I have been looking at this for a bit and it is quite amazing and difficult to think about. When you watch McRoberts play it is very difficult to think about his true value to this team. On paper his contributions look poor, especially his PER which is quite bad. However he seems to really be a huge key to our offense, such as it is. 

For one thing he is one of the few real rotation players we have who can hit the 3 pointer (not including Neal who just got here). Then there is his assists. He has more assists (299) than any other (listed) power forward in the League and only Lebron, Durant and Batum have more as small forwards. Then there is the fact that only Chris Paul and Pablo Prigioni have a higher assist to turnover ratio in the entire NBA. Prigioni only has 200 assists incidentally. The next guy behind McRoberts is Jose Calderon who only has 48 more assists. He is around 40th in assists per game in the NBA as well.

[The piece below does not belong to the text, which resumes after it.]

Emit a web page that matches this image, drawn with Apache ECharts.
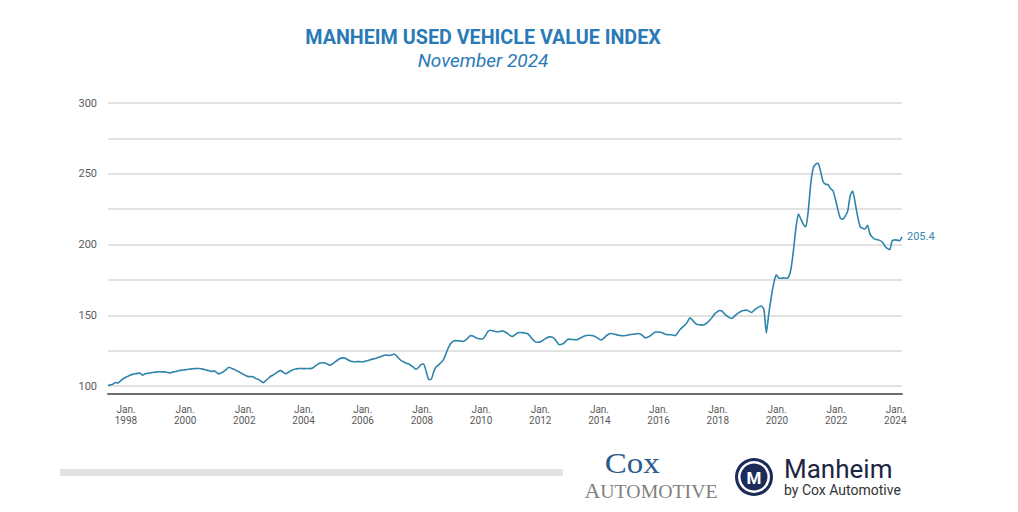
<!DOCTYPE html>
<html><head><meta charset="utf-8">
<script src="https://cdn.jsdelivr.net/npm/echarts@6/dist/echarts.min.js"></script>
<style>html,body{margin:0;padding:0;background:#fff}#c{width:1018px;height:512px}</style>
</head><body><div id="c"></div>
<script>
const startYear = 1998;
const idx1998_2002 = [
  100.4, 100.8, 101.3, 102.5, 102.2, 103.4, 105.1, 106.0, 106.8, 107.7, 108.2, 108.6,
  108.9, 109.1, 107.6, 108.6, 108.9, 109.2, 109.5, 109.7, 110.0, 110.1, 109.9, 110.0,
  109.6, 109.2, 109.7, 110.1, 110.5, 110.9, 111.2, 111.4, 111.7, 111.9, 112.1, 112.3,
  112.4, 112.4, 112.1, 111.7, 111.2, 110.8, 110.2, 110.7, 109.6, 108.5, 109.4, 110.3,
  111.8, 113.3, 112.6, 111.9, 111.0, 110.1, 109.1, 108.2, 107.2, 106.6, 106.7, 106.3
];
const idx2003_2007 = [
  105.2, 104.6, 103.5, 102.4, 103.8, 105.3, 106.9, 107.8, 108.9, 110.2, 110.9, 109.8,
  108.6, 109.5, 110.6, 111.5, 112.0, 112.3, 112.4, 112.3, 112.3, 112.4, 112.3, 112.7,
  114.0, 115.3, 116.3, 116.4, 116.2, 115.5, 114.7, 115.6, 116.9, 118.2, 119.4, 119.9,
  119.7, 118.8, 117.9, 117.3, 117.1, 117.2, 117.2, 117.0, 117.3, 117.9, 118.3, 119.0,
  119.3, 119.8, 120.4, 121.0, 121.7, 121.8, 121.6, 121.9, 122.6, 121.3, 119.4, 117.8
];
const idx2008_2012 = [
  117.0, 116.1, 115.5, 114.3, 113.0, 111.8, 113.3, 115.3, 115.6, 110.5, 104.8, 104.6,
  109.5, 113.4, 114.8, 116.5, 118.5, 122.5, 127.0, 130.0, 131.7, 132.1, 131.9, 131.8,
  131.5, 132.4, 133.9, 135.6, 135.4, 134.3, 133.5, 133.2, 133.2, 135.5, 138.3, 139.4,
  139.0, 138.5, 138.3, 138.6, 139.0, 138.2, 137.2, 135.8, 135.0, 136.1, 137.4, 137.8,
  137.7, 137.5, 137.1, 135.6, 133.4, 131.6, 130.9, 131.0, 131.8, 133.0, 134.1, 134.7
];
const idx2013_2017 = [
  134.6, 133.6, 131.3, 129.2, 129.5, 130.5, 132.3, 133.1, 132.9, 132.8, 132.7, 133.4,
  134.3, 135.1, 135.7, 135.9, 135.7, 135.4, 134.5, 133.3, 132.5, 133.6, 135.4, 136.6,
  137.1, 136.8, 136.3, 135.9, 135.6, 135.5, 135.7, 136.0, 136.4, 136.6, 136.8, 137.1,
  136.6, 135.3, 133.9, 134.6, 135.6, 137.0, 138.1, 138.2, 138.0, 137.4, 136.6, 136.3,
  136.2, 136.1, 135.6, 137.5, 139.9, 141.6, 143.1, 145.3, 148.2, 146.6, 144.6, 143.4
];
const idx2018_2021 = [
  143.3, 143.0, 143.5, 144.8, 146.5, 148.5, 151.0, 152.3, 153.4, 153.0, 151.0, 149.5,
  148.3, 147.8, 149.2, 150.8, 152.0, 153.0, 153.4, 153.7, 152.8, 151.9, 153.5, 154.8,
  155.9, 156.5, 154.2, 137.4, 151.5, 163.0, 172.5, 178.5, 176.3, 176.1, 176.4, 176.2,
  177.0, 183.0, 196.0, 212.0, 221.5, 218.0, 214.2, 212.5, 224.0, 243.0, 254.0, 256.8
];
const idx2022_2024 = [
  257.4, 251.5, 244.5, 242.6, 242.3, 239.6, 238.0, 232.0, 224.5, 218.6, 217.8, 220.0,
  223.8, 234.5, 237.8, 229.5, 220.0, 212.6, 211.5, 211.0, 213.6, 207.5, 205.1, 203.8,
  203.4, 202.9, 201.8, 199.0, 197.2, 196.3, 202.5, 203.3, 203.1, 202.7, 205.4
];
const yLabelStep = 50;
const titleText = 'MANHEIM USED VEHICLE VALUE INDEX';
const subtitleText = 'November 2024';

const values = [].concat(idx1998_2002, idx2003_2007, idx2008_2012, idx2013_2017, idx2018_2021, idx2022_2024);
const categories = values.map((_, i) => (startYear + Math.floor(i / 12)) + '-' + String(i % 12 + 1).padStart(2, '0'));

const chart = echarts.init(document.getElementById('c'), null, {renderer: 'svg'});
chart.setOption({
  animation: false,
  backgroundColor: '#fff',
  grid: {left: 108, right: 116, top: 103, bottom: 126},
  xAxis: {
    type: 'category', data: categories, boundaryGap: false, offset: 8,
    axisLine: {onZero: false, lineStyle: {color: '#6e6e6e', width: 2}},
    axisTick: {show: false},
    splitLine: {show: false},
    axisLabel: {
      interval: (i, v) => v.endsWith('-01') && (+v.slice(0, 4)) % 2 === 0,
      formatter: v => 'Jan.\n' + v.slice(0, 4),
      color: '#5a5a5a', fontSize: 10, lineHeight: 11, margin: 10,
      fontFamily: 'Roboto', padding: [0, 0, 0, 36]
    }
  },
  yAxis: {
    type: 'value', min: 100, max: 300, interval: 25,
    axisLine: {show: false}, axisTick: {show: false},
    splitLine: {lineStyle: {color: '#d9d9d9', width: 1.5}},
    axisLabel: {formatter: v => (v % yLabelStep === 0 ? String(v) : ''), color: '#5a5a5a', fontSize: 11, margin: 11, fontFamily: 'Roboto'}
  },
  series: [{
    type: 'line', data: values, showSymbol: false, smooth: 0.2,
    lineStyle: {color: '#2f84ac', width: 1.6},
    itemStyle: {color: '#2f84ac'},
    endLabel: {show: true, formatter: p => Number(p.value).toFixed(1), color: '#3a86ad', fontSize: 11, fontFamily: 'Roboto', distance: 5}
  }],
  graphic: [
    {type: 'text', x: 483, y: 37, scaleX: 0.94, style: {text: titleText, font: 'bold 21px Roboto', fill: '#2a7ab8', textAlign: 'center', textVerticalAlign: 'middle'}},
    {type: 'text', x: 483, y: 60, style: {text: subtitleText, font: 'italic 19px Roboto', fill: '#2a7ab8', textAlign: 'center', textVerticalAlign: 'middle'}},
    {type: 'rect', shape: {x: 60, y: 469, width: 503, height: 7}, style: {fill: '#e2e2e2'}},
    {type: 'text', x: 651, y: 446, scaleX: 1.1, style: {
      text: '{a|Cox}{s| }\n{b|A}{c|UTOMOTIVE}', textAlign: 'center', textVerticalAlign: 'top',
      rich: {
        a: {fontFamily: 'Liberation Serif', fontSize: 30, lineHeight: 34, fill: '#2d5b8e', color: '#2d5b8e'},
        s: {fontSize: 10, width: 34, lineHeight: 34},
        b: {fontFamily: 'Liberation Serif', fontSize: 20, lineHeight: 23, fill: '#808080', color: '#808080'},
        c: {fontFamily: 'Liberation Serif', fontSize: 18, lineHeight: 23, fill: '#808080', color: '#808080'}
      }
    }},
    {type: 'circle', shape: {cx: 754, cy: 477, r: 19}, style: {fill: '#1c2b5a'}},
    {type: 'circle', shape: {cx: 754, cy: 477, r: 16}, style: {fill: '#ffffff'}},
    {type: 'circle', shape: {cx: 754, cy: 477, r: 13.5}, style: {fill: '#1c2b5a'}},
    {type: 'text', x: 754, y: 478, style: {text: 'M', font: 'bold 17px Roboto', fill: '#ffffff', textAlign: 'center', textVerticalAlign: 'middle'}},
    {type: 'text', x: 784, y: 455, style: {
      text: '{a|Manheim}\n{b|by Cox Automotive}', textAlign: 'left', textVerticalAlign: 'top',
      rich: {
        a: {fontFamily: 'Roboto', fontSize: 26, lineHeight: 27, fill: '#1d2542', color: '#1d2542'},
        b: {fontFamily: 'Roboto', fontSize: 14, lineHeight: 16, fill: '#333333', color: '#333333'}
      }
    }}
  ]
});
</script></body></html>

Of course the whole thing is pretty weird to me. You want your power forward to be a playmaker, but it'd be nice if he could give you 20 and 10 too. I don't think McRoberts is a really good player, but his actual value seems to be a lot higher than you would think it is.


----------



## Bogg (May 4, 2009)

I've said it a couple time, but McRoberts has really fit in perfectly with the Bobcats this year. His shooting lets you get away with MKG as your other forward and makes things much easier for Al Jefferson, and his passing gives the team a crutch to lean on with Kemba not being quite ready to be a primary facilitator. Josh isn't really the guy you want as your starter, but lacking that true star power forward he's probably the perfect role player.


----------



## Adam (Jan 28, 2003)

I would love to have him on the Heat.


----------



## Diable (Apr 26, 2005)

http://espn.go.com/nba/story/_/id/11103610/josh-mcroberts-charlotte-hornets-opts-contract

Not a surprise to anyone, we probably need McBob more than anyone else. It is just a matter of whether or not a deal can be made that makes sense


This does put us 16 million under the cap so we probably need to call that Lebron guy.


----------



## Wilt_The_Stilt (Jun 7, 2002)

I think he would fit in well in Houston with his shooting and ability to keep the ball moving. Not a great defender but he does play with an edge, which is something they could use.


----------



## RollWithEm (Jul 16, 2002)

His role isn't very confusing to me on the heels of watching Boris Diaw carve up the Heat.


----------



## Bogg (May 4, 2009)

The only scenario I could really see where McRoberts doesn't return would be if Julius Randle falls to the ninth pick and the front office is determined to make a big offer to a swingman/swingmen. Josh did a ton of good for the team, Jordan and Clifford both love him, and McRoberts himself came out and said he wants to stick around.


----------